To be clear, it’s a monumental technical achievement to control a full computing interface with your eyes and a small handful of hand gestures. But it’s a bit like the iPad insisting on only its touchscreen at launch, stubbornly clinging to its minimalism despite the need for more precise and tactile input. All the added keys and buttons on modern keyboards and mice add different mechanisms to communicate to the device what we want to do; it’s a big reason why all the fancy mechanical keyboards, meant to enhance the feeling of tactility, are also highly programmable and customizable.

For the Vision Pro today, the lack of input precision makes it unusable for work, at least with its native control method.
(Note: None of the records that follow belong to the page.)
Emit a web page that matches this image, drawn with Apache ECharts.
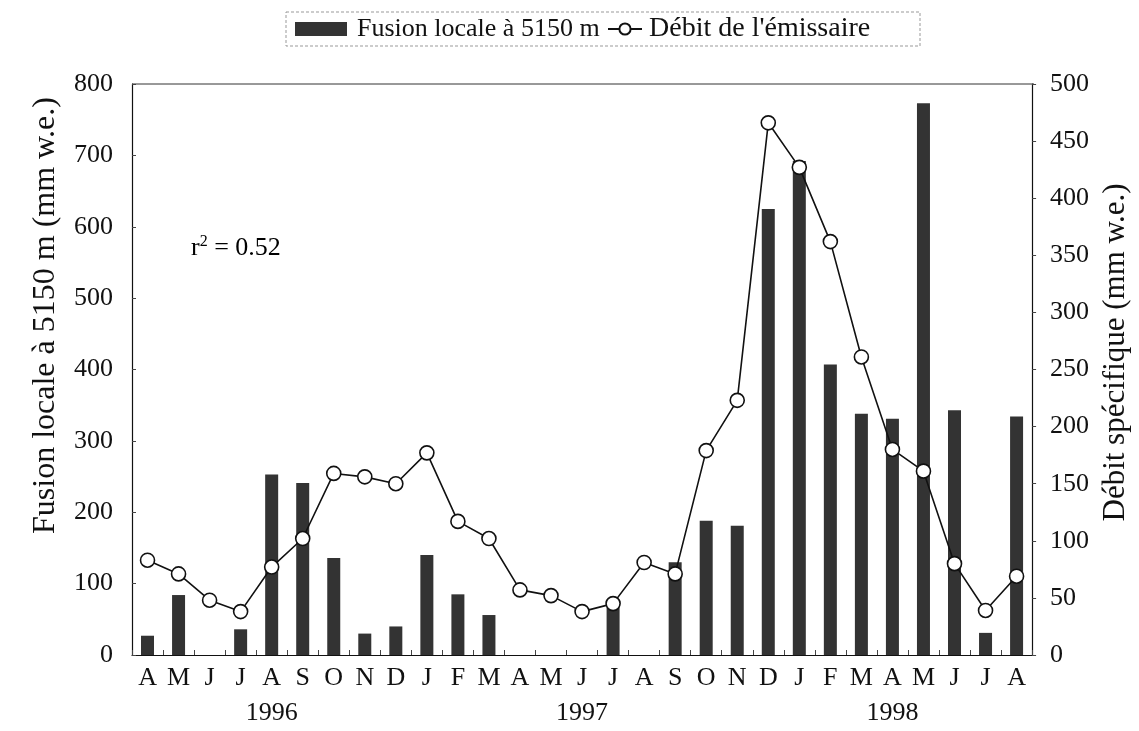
<!DOCTYPE html>
<html>
<head>
<meta charset="utf-8">
<script src="https://cdn.jsdelivr.net/npm/echarts@6/dist/echarts.min.js"></script>
<style>
html,body{margin:0;padding:0;background:#fff;}
#c{width:1139px;height:731px;}
</style>
</head>
<body>
<div id="c"></div>
<script>
var months = ['A','M','J','J','A','S','O','N','D','J','F','M','A','M','J','J','A','S','O','N','D','J','F','M','A','M','J','J','A'];
var years  = ['','','','','1996','','','','','','','','','','1997','','','','','','','','','','1998','','','',''];
var fusion = [27,84,0,36,253,241,136,30,40,140,85,56,0,0,0,78,0,130,188,181,625,692,407,338,331,773,343,31,334];
var debit  = [83,71,48,38,77,102,159,156,150,177,117,102,57,52,38,45,81,71,179,223,466,427,362,261,180,161,80,39,69];
var leftTicks = [0,100,200,300,400,500,600,700,800];
var rightTicks = [0,50,100,150,200,250,300,350,400,450,500];

var FONT = '"Liberation Serif","Times New Roman",serif';
var chart = echarts.init(document.getElementById('c'));
chart.setOption({
  animation:false,
  backgroundColor:'#fff',
  legend:[
    {
      left:295, top:16, padding:0, itemGap:0,
      textStyle:{fontFamily:FONT,fontSize:26,color:'#111',padding:[0,0,0,5]},
      data:[{name:'Fusion locale à 5150 m', icon:'rect', itemStyle:{color:'#333'}}],
      itemWidth:52, itemHeight:14
    },
    {
      left:607, top:15, padding:0, itemGap:0,
      textStyle:{fontFamily:FONT,fontSize:28,color:'#111',padding:[0,0,0,2]},
      data:[{name:"Débit de l'émissaire"}],
      itemWidth:34, itemHeight:14
    }
  ],
  grid:{left:132,right:105,top:84,bottom:70,containLabel:false},
  xAxis:{
    type:'category',
    data:months,
    boundaryGap:true,
    axisLine:{lineStyle:{color:'#111',width:1.2}},
    axisTick:{show:true,inside:true,length:5,lineStyle:{color:'#444'}},
    axisLabel:{
      interval:0, margin:6, color:'#111', fontFamily:FONT, fontSize:26, lineHeight:35,
      formatter:function(v,i){return years[i] ? v+'\n'+years[i] : v;}
    },
    splitLine:{show:false}
  },
  yAxis:[
    {
      type:'value', min:0, max:800, interval:100, position:'left',
      name:'Fusion locale à 5150 m (mm w.e.)', nameLocation:'middle', nameGap:70, nameRotate:90,
      nameTextStyle:{fontFamily:FONT,fontSize:32,color:'#111',padding:[0,0,0,108]},
      axisLine:{show:true,lineStyle:{color:'#111',width:1.2}},
      axisTick:{show:true,inside:true,length:4,lineStyle:{color:'#444'}},
      axisLabel:{color:'#111',fontFamily:FONT,fontSize:26,margin:19},
      splitLine:{show:false}
    },
    {
      type:'value', min:0, max:500, interval:50, position:'right',
      name:'Débit spécifique (mm w.e.)', nameLocation:'middle', nameGap:62, nameRotate:90,
      nameTextStyle:{fontFamily:FONT,fontSize:31,color:'#111',padding:[0,0,0,34]},
      axisLine:{show:true,lineStyle:{color:'#111',width:1.2}},
      axisTick:{show:true,inside:false,length:4,lineStyle:{color:'#444'}},
      axisLabel:{color:'#111',fontFamily:FONT,fontSize:26,margin:18},
      splitLine:{show:false}
    }
  ],
  graphic:[
    {type:'line', shape:{x1:132,y1:84,x2:1034,y2:84}, style:{stroke:'#333',lineWidth:1}},
    {type:'rect', shape:{x:286,y:12,width:634,height:34}, style:{fill:null,stroke:'#999',lineWidth:1,lineDash:[3,2]}},
    {type:'text', left:191, top:234, style:{
      text:'{b|r}{s|2}{b| = 0.52}',
      rich:{
        b:{fontFamily:FONT,fontSize:26,color:'#111'},
        s:{fontFamily:FONT,fontSize:16,color:'#111',verticalAlign:'top',padding:[0,0,12,0]}
      }
    }}
  ],
  series:[
    {
      name:'Fusion locale à 5150 m', type:'bar', yAxisIndex:0, data:fusion,
      barWidth:13, itemStyle:{color:'#333'}
    },
    {
      name:"Débit de l'émissaire", type:'line', yAxisIndex:1, data:debit,
      symbol:'circle', symbolSize:14,
      lineStyle:{color:'#111',width:1.6},
      itemStyle:{color:'#fff',borderColor:'#111',borderWidth:1.6}
    }
  ]
});
</script>
</body>
</html>
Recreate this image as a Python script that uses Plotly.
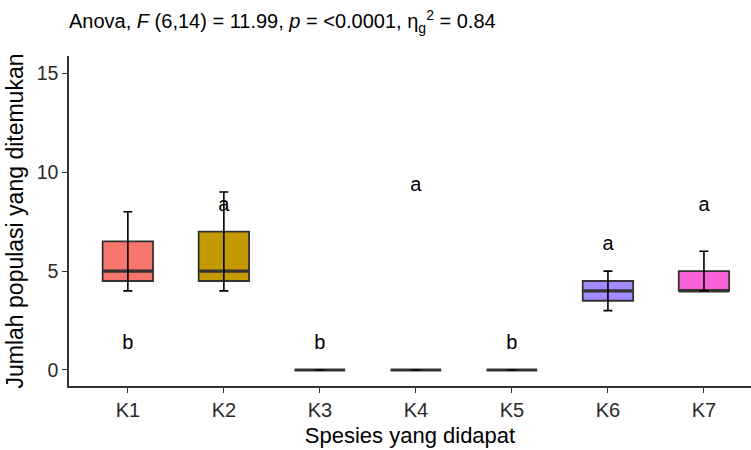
import plotly.graph_objects as go

categories = ["K1", "K2", "K3", "K4", "K5", "K6", "K7"]
q1 = [4.5, 4.5, 0, 0, 0, 3.5, 4.0]
median = [5.0, 5.0, 0, 0, 0, 4.0, 4.0]
q3 = [6.5, 7.0, 0, 0, 0, 4.5, 5.0]
whisker_low = [4, 4, 0, 0, 0, 3, 4]
whisker_high = [8, 9, 0, 0, 0, 5, 6]
letters = ["b", "a", "b", "a", "b", "a", "a"]
letter_y = [1.3, 8.3, 1.3, 9.3, 1.3, 6.3, 8.3]
colors = ["#F8766D", "#C49A00", "#53B400", "#00C094", "#00B6EB", "#A58AFF", "#FB61D7"]

FONT = "Liberation Sans, Arial, sans-serif"

fig = go.Figure()
for i, c in enumerate(categories):
    fig.add_trace(go.Box(
        x=[c], q1=[q1[i]], median=[median[i]], q3=[q3[i]],
        lowerfence=[q1[i]], upperfence=[q3[i]],
        fillcolor=colors[i], line=dict(color="#333333", width=1.8),
        boxpoints=False, showlegend=False, hoverinfo="skip",
    ))
# thicker median line (ggplot style)
for i, c in enumerate(categories):
    fig.add_trace(go.Box(
        x=[c], q1=[median[i]], median=[median[i]], q3=[median[i]],
        lowerfence=[median[i]], upperfence=[median[i]],
        fillcolor="rgba(0,0,0,0)", line=dict(color="#333333", width=3.2),
        boxpoints=False, showlegend=False, hoverinfo="skip",
    ))

fig.add_trace(go.Scatter(
    x=categories, y=median, mode="markers",
    marker=dict(size=1, color="rgba(0,0,0,0)"),
    error_y=dict(type="data", symmetric=False,
                 array=[h - m for h, m in zip(whisker_high, median)],
                 arrayminus=[m - l for m, l in zip(median, whisker_low)],
                 color="black", thickness=1.6, width=4.5),
    showlegend=False, hoverinfo="skip",
))

fig.add_trace(go.Scatter(
    x=categories, y=letter_y, mode="text", text=letters,
    textposition="middle center",
    textfont=dict(family=FONT, size=20, color="black"),
    showlegend=False, hoverinfo="skip",
))

fig.update_layout(
    width=751, height=450,
    margin=dict(l=69, r=0, t=56, b=64),
    plot_bgcolor="white", paper_bgcolor="white",
    boxmode="overlay", boxgap=0.25,
    font=dict(family=FONT, color="black"),
    annotations=[dict(
        text="Anova, <i>F</i> (6,14) = 11.99, <i>p</i> = &lt;0.0001, η<sub>g</sub><sup>2</sup> = 0.84",
        xref="paper", yref="paper", x=0, y=1, xanchor="left", yanchor="bottom",
        xshift=-2, yshift=18, showarrow=False, font=dict(family=FONT, size=20, color="black"),
    )],
)
fig.update_xaxes(
    type="category", range=[-0.613, 6.49], automargin=False,
    showline=True, linecolor="#333333", linewidth=1.5,
    ticks="outside", ticklen=5, tickcolor="#333333", tickwidth=1.2,
    tickfont=dict(family=FONT, size=20, color="#2a2a2a"),
    title=dict(text="Spesies yang didapat", font=dict(family=FONT, size=22, color="black"), standoff=8),
    showgrid=False, zeroline=False,
)
fig.update_yaxes(
    range=[-0.81, 15.875], tickvals=[0, 5, 10, 15], automargin=False,
    showline=True, linecolor="#333333", linewidth=1.5,
    ticks="outside", ticklen=5, tickcolor="#333333", tickwidth=1.2,
    tickfont=dict(family=FONT, size=19.5, color="#2a2a2a"),
    title=dict(text="Jumlah populasi yang ditemukan", font=dict(family=FONT, size=23, color="black"), standoff=7),
    showgrid=False, zeroline=False,
)

fig.write_html("out.html", config={"displayModeBar": False},
               post_script="document.body.style.margin='0';document.body.style.overflow='hidden';")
The eye-tracking is the best commercial implementation available, but it pales in comparison to a high-DPI mouse or even a functional trackpad in accuracy. In practice, I often miss targeting UI elements within the OS with my eyes, even after I pull the window real close so there’s a larger area to target. Pinching fingers to click works reasonably well, but as an analog to swiping on touchscreens, the pinch-and-drag motion is awkward and prone to error. Text input is probably the worst of all worlds: the onscreen virtual keyboard lacks any tactile confirmation, so registering key presses is slow by design, while the lack of spatial consistency makes it impossible to develop sufficient muscle memory for faster typing.

But at least VisionOS supports external keyboards and mice to alleviate some of these issues. Using external accessories, though, highlights a more fundamental shift in interface paradigm: it’s slower to use your eyes as a focusing device. With 40+ years of computing with multiple windows and applications/programs, it turns out that decoupling looking at something from controlling something is pretty natural and allows for natural multitasking, or at least controlling multiple apps at the same time quickly. Using optical focus as computing focus makes the interface akin to a series of singular, full-screen apps; possible and perhaps even encouraged for novice users, but awkwardly slow.

All that said, the Vision Pro presents a big technological leap in hardware which is what makes this line of thinking possible in the first place. Most VR headsets have their hands full just rendering low-resolution screens and apps; the Vision Pro has enough screen resolution and compute to spare to present a full-fledged, albeit nascent, operating system. I wouldn’t be surprised if it’ll eventually take multiple tries to discover the right interface to make the most out of this hardware, but whether they even get there is…well, a bit up in the air.


  1. Only Apple’s trackpad is supported for now, though.